大衆がもっとも共感できる性質を見つめなおした結果、現代人と切っても切り離せない「SNS」の感覚を持ったまったく新しいスパイダーマンが生まれたのだとしたらそれはとても興味深いし、同時に誕生から約60年を迎えるキャラクターが多くの人の手で更新され、輝き続けていることに感動する。

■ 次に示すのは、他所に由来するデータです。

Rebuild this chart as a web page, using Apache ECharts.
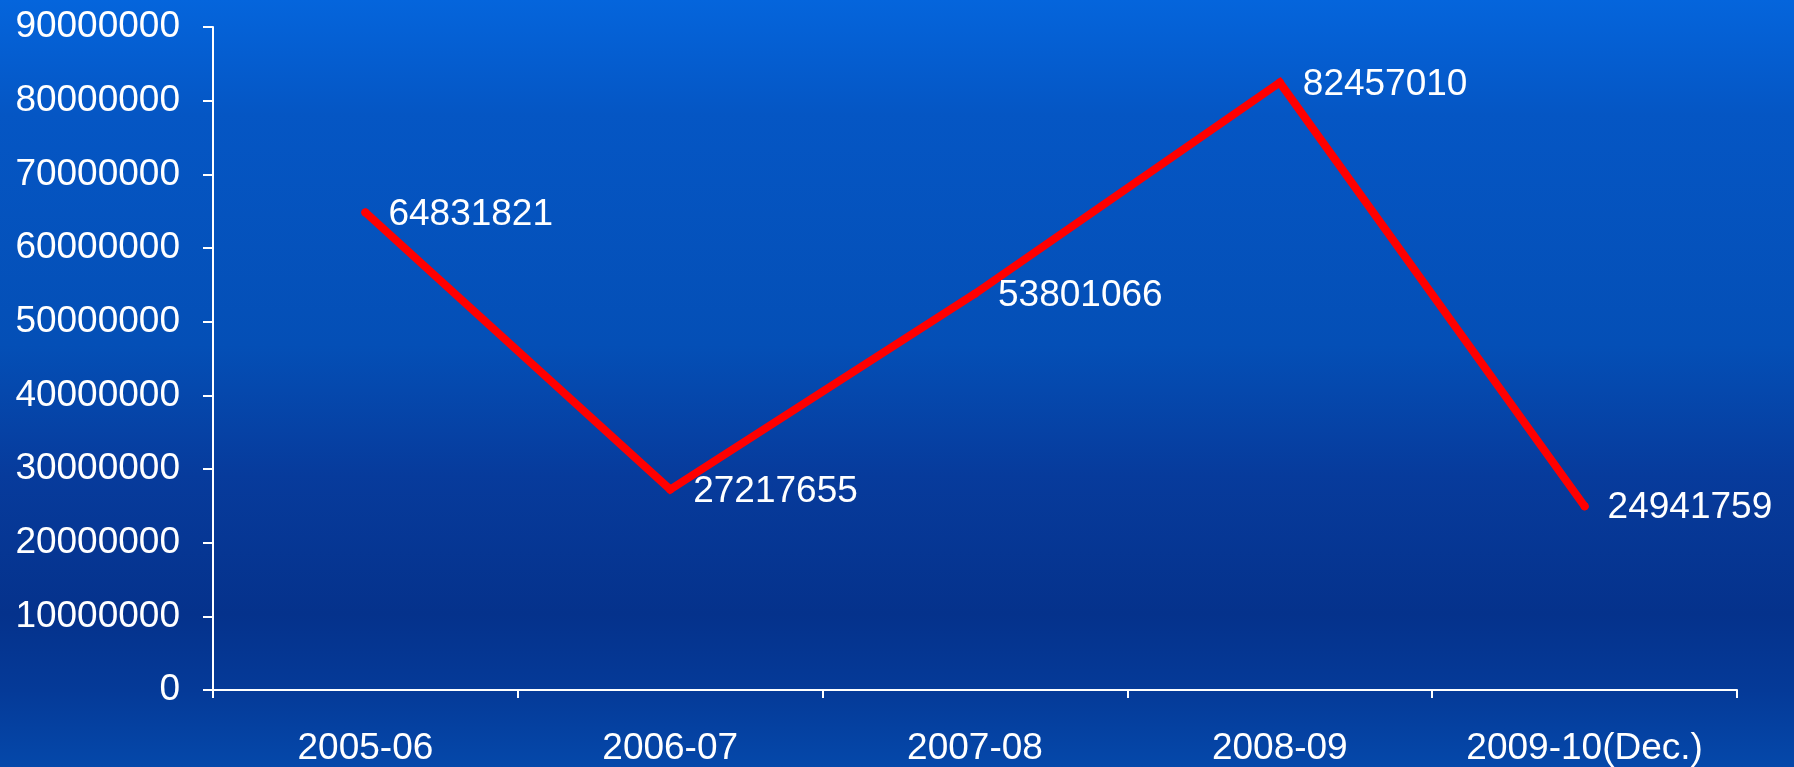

NWHをもってスパイダーマン/ピーター・パーカーはSNS的側面を持つレガシーをいったん終幕させた。もしも今後も続編が作られるなら、次はどんな「共感できるヒーロー像」が見られるのだろう。シリーズがひと段落したばかりで言うことではないかもしれないが、次回作がとても楽しみだ。
余談
オリジンと同じ「無責任な選択への激しい後悔」を描くとその時点でピーターが何者かに成長してしまい、SNS的な手探りの成長を描くことはできない。その意味でもMCU版でベンおじさんの事件を描写しないのはある意味必然だったのだろうと思う(たとえ事件を描かないことが先に決まっていたとしても)。また、サム・ライミ版とマーク・ウェブ版は多くのコミックと同様にピーターの個性=何度でも間違えるキャラクター=共感を呼ぶ人間らしさ、という構成で作られているが、対してMCU版ではピーターの個性=何度でも立ち上がる姿=愛されるヒーロー、という性質が強調されている。MCU版は今までイコールの関係だったピーターの個性と人間らしさを、ピーターの個性=愛されるヒーロー性/共感を呼ぶ人間らしさ=SNSに悩む少年という別個の要素として構築したのも画期的だったのではないだろうか。